## Available data
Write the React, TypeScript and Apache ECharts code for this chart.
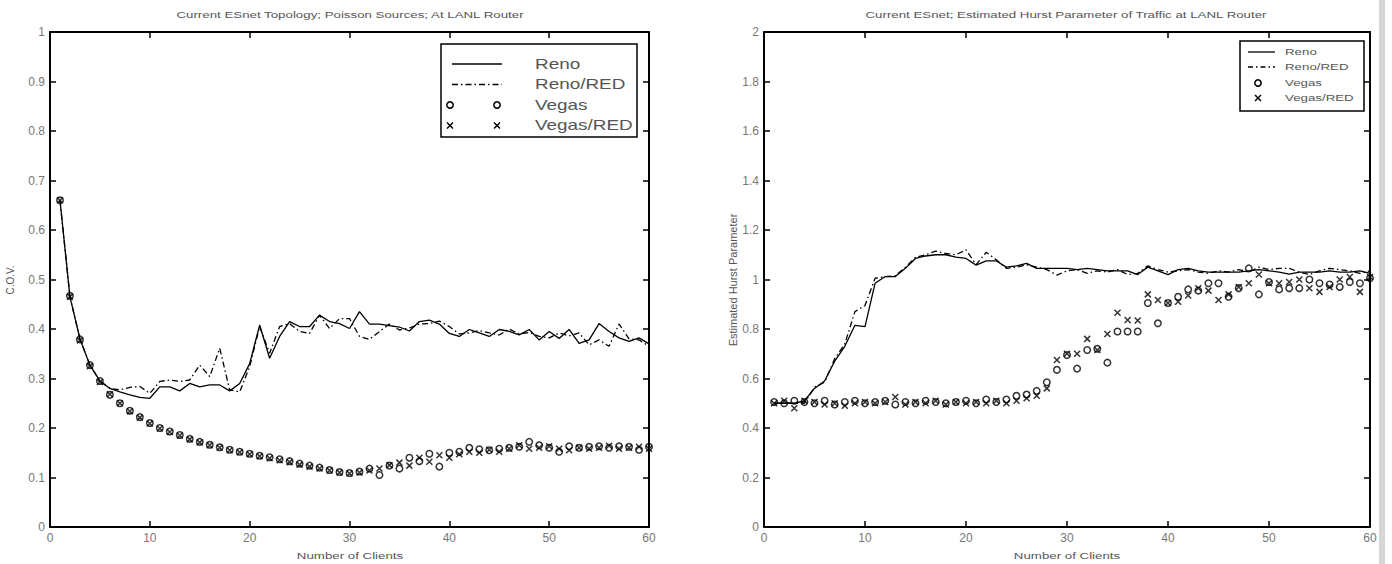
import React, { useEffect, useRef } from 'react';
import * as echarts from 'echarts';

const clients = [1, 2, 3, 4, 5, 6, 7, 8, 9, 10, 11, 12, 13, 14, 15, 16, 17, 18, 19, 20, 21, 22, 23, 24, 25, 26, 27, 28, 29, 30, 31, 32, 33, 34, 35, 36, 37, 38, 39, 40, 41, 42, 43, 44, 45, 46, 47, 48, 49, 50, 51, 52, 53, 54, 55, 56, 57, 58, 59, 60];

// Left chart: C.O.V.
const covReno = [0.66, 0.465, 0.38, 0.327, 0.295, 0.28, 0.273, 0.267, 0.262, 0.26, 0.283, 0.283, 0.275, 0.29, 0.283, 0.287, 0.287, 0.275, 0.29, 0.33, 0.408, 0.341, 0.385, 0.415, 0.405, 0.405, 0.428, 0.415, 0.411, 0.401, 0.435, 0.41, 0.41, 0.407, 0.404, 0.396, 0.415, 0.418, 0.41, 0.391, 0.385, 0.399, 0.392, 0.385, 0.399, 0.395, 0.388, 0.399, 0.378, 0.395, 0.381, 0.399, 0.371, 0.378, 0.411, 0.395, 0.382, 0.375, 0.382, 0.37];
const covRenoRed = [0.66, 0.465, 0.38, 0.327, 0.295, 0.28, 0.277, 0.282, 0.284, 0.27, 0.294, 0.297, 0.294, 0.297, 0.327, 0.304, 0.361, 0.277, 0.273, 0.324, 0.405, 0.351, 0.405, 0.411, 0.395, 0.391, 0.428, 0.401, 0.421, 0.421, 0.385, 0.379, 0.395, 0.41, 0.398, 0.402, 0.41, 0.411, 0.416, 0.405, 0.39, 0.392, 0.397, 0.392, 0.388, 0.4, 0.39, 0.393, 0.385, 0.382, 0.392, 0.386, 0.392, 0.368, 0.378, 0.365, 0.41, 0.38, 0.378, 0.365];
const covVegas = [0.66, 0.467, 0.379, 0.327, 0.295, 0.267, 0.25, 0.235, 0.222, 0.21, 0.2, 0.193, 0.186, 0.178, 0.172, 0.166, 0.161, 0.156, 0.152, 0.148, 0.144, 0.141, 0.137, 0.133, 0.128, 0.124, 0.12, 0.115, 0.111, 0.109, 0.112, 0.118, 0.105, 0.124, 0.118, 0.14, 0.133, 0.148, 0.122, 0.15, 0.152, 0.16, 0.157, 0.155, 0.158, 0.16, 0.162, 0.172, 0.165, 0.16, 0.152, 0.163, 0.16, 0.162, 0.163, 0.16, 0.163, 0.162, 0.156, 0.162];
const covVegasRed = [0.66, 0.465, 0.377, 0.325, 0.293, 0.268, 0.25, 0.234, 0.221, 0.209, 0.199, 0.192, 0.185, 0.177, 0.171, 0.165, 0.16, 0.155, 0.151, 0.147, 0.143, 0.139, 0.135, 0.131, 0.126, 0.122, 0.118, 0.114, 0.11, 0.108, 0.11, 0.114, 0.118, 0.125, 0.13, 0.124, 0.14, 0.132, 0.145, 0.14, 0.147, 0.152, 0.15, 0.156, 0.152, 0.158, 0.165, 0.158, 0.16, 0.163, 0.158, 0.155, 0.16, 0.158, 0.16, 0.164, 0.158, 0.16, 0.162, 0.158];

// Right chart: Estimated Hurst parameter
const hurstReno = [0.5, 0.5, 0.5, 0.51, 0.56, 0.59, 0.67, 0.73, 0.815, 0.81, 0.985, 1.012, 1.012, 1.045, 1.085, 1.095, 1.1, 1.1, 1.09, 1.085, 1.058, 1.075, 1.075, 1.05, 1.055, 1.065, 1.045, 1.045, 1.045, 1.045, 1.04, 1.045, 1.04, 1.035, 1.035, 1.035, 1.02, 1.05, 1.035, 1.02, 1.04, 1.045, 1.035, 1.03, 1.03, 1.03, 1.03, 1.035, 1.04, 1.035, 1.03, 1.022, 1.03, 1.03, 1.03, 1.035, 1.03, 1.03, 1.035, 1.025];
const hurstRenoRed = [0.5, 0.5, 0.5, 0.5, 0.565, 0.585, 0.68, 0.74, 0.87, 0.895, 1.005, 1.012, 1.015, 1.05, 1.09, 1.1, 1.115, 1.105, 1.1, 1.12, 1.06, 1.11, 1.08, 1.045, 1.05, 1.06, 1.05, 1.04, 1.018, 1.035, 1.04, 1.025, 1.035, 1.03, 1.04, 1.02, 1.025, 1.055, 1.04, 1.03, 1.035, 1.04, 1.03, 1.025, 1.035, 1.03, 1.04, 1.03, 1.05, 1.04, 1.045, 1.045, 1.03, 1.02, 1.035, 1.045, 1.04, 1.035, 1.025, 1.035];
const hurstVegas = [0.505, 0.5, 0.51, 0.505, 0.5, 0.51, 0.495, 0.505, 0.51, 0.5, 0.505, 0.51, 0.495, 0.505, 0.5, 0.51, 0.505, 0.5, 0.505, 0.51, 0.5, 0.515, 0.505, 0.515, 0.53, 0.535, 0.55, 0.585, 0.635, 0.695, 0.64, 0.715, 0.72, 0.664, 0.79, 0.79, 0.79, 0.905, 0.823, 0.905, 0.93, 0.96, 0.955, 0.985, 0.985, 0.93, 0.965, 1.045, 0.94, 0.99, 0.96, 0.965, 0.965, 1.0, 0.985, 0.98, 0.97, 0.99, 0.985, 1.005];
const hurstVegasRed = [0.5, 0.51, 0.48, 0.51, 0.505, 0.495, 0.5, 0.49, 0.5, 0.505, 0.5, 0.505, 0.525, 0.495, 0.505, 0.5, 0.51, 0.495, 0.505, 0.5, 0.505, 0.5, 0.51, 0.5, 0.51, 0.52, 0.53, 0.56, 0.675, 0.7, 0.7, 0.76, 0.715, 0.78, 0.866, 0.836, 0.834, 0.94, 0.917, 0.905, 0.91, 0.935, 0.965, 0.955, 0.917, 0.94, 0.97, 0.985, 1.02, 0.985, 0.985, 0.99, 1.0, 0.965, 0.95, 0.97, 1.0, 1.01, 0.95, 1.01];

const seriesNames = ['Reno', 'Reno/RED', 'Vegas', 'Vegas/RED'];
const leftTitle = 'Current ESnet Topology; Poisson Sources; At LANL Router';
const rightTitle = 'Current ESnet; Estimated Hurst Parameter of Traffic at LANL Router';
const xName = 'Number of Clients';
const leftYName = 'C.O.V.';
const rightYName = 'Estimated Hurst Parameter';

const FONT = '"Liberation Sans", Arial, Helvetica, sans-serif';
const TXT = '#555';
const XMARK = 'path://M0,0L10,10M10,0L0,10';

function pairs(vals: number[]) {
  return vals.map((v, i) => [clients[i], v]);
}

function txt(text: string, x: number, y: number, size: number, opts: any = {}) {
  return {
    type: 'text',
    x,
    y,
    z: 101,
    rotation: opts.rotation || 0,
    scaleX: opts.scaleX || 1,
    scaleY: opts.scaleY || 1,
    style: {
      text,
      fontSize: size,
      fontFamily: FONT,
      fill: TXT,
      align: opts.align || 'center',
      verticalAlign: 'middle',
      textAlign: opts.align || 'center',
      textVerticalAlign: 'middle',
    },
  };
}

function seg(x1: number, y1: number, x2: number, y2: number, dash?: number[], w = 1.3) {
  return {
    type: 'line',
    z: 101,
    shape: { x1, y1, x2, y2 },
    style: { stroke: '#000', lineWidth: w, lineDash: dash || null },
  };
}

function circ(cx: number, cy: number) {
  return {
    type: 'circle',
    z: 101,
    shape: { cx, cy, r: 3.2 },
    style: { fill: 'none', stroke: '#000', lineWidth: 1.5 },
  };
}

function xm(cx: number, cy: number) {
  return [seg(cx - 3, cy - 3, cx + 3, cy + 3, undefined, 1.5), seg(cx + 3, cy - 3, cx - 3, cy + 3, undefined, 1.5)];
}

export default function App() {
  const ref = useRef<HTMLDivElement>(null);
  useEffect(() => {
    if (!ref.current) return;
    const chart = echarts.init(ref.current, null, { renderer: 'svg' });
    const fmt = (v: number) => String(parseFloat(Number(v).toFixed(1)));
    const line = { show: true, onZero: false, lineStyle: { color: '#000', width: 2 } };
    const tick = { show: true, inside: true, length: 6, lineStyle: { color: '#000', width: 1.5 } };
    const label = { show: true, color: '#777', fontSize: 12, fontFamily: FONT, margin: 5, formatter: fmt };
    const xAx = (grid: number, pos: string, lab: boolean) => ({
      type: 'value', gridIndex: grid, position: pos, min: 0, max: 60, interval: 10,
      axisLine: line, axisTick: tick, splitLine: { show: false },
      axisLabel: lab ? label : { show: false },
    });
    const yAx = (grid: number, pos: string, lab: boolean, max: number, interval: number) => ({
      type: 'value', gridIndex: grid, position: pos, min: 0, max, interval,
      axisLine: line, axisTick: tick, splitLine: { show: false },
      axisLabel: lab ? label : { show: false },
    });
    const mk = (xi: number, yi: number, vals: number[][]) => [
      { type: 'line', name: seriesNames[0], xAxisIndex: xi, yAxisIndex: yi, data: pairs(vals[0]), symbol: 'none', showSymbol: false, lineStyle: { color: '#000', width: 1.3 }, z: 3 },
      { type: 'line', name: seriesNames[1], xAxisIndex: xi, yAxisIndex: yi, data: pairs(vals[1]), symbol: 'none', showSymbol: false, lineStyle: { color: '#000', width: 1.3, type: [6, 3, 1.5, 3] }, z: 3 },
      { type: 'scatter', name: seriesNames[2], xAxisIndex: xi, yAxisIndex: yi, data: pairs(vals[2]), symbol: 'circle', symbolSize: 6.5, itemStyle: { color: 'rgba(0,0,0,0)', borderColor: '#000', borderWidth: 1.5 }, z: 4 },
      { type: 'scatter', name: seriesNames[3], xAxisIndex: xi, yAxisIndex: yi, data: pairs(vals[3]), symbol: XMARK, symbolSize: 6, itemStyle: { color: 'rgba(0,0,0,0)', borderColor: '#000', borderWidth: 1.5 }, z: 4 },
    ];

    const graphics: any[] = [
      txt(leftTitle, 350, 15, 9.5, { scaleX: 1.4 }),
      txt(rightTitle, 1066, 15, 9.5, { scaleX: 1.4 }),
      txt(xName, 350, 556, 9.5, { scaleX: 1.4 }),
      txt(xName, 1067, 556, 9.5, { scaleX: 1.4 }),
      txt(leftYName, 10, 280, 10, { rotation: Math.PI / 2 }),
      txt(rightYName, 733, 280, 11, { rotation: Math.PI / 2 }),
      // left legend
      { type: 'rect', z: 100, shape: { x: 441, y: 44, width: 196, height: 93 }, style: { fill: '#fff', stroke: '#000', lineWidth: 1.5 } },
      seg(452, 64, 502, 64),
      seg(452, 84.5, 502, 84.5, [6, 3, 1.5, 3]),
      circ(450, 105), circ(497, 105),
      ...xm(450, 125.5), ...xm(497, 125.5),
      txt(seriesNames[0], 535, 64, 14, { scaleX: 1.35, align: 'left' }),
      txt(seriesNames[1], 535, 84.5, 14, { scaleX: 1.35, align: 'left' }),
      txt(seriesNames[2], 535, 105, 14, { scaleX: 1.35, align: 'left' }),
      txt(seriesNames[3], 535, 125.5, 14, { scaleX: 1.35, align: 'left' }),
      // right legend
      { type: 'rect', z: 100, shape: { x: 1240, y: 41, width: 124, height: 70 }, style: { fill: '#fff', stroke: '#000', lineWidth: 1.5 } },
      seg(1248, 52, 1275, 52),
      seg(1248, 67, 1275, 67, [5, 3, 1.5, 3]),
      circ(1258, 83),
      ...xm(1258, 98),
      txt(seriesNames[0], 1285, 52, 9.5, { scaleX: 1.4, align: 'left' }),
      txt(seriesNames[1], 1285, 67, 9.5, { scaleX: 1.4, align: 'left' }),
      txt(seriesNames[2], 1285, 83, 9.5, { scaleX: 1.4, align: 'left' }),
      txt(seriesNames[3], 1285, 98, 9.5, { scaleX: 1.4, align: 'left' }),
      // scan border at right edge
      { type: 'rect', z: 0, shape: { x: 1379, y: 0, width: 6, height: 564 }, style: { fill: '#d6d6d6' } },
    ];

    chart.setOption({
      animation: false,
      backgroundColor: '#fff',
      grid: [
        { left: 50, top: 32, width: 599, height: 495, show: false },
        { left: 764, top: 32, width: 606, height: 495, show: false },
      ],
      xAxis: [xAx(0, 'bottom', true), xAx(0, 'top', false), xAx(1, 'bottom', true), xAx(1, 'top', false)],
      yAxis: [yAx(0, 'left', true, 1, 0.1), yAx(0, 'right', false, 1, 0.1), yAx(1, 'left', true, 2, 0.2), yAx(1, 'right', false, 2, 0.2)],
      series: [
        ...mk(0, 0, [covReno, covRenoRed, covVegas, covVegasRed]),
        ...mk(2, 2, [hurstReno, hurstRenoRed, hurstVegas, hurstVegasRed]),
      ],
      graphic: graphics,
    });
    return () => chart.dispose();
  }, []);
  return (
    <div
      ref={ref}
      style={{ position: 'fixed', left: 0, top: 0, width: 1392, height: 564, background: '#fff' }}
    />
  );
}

## What is being asked
Extract the lines exactly, please: the first line of the listing, the line with "58, 59, 60];", and every line between them, but no pictures.

## The answer
Write the React, TypeScript and Apache ECharts code for this chart.
import React, { useEffect, useRef } from 'react';
import * as echarts from 'echarts';

const clients = [1, 2, 3, 4, 5, 6, 7, 8, 9, 10, 11, 12, 13, 14, 15, 16, 17, 18, 19, 20, 21, 22, 23, 24, 25, 26, 27, 28, 29, 30, 31, 32, 33, 34, 35, 36, 37, 38, 39, 40, 41, 42, 43, 44, 45, 46, 47, 48, 49, 50, 51, 52, 53, 54, 55, 56, 57, 58, 59, 60];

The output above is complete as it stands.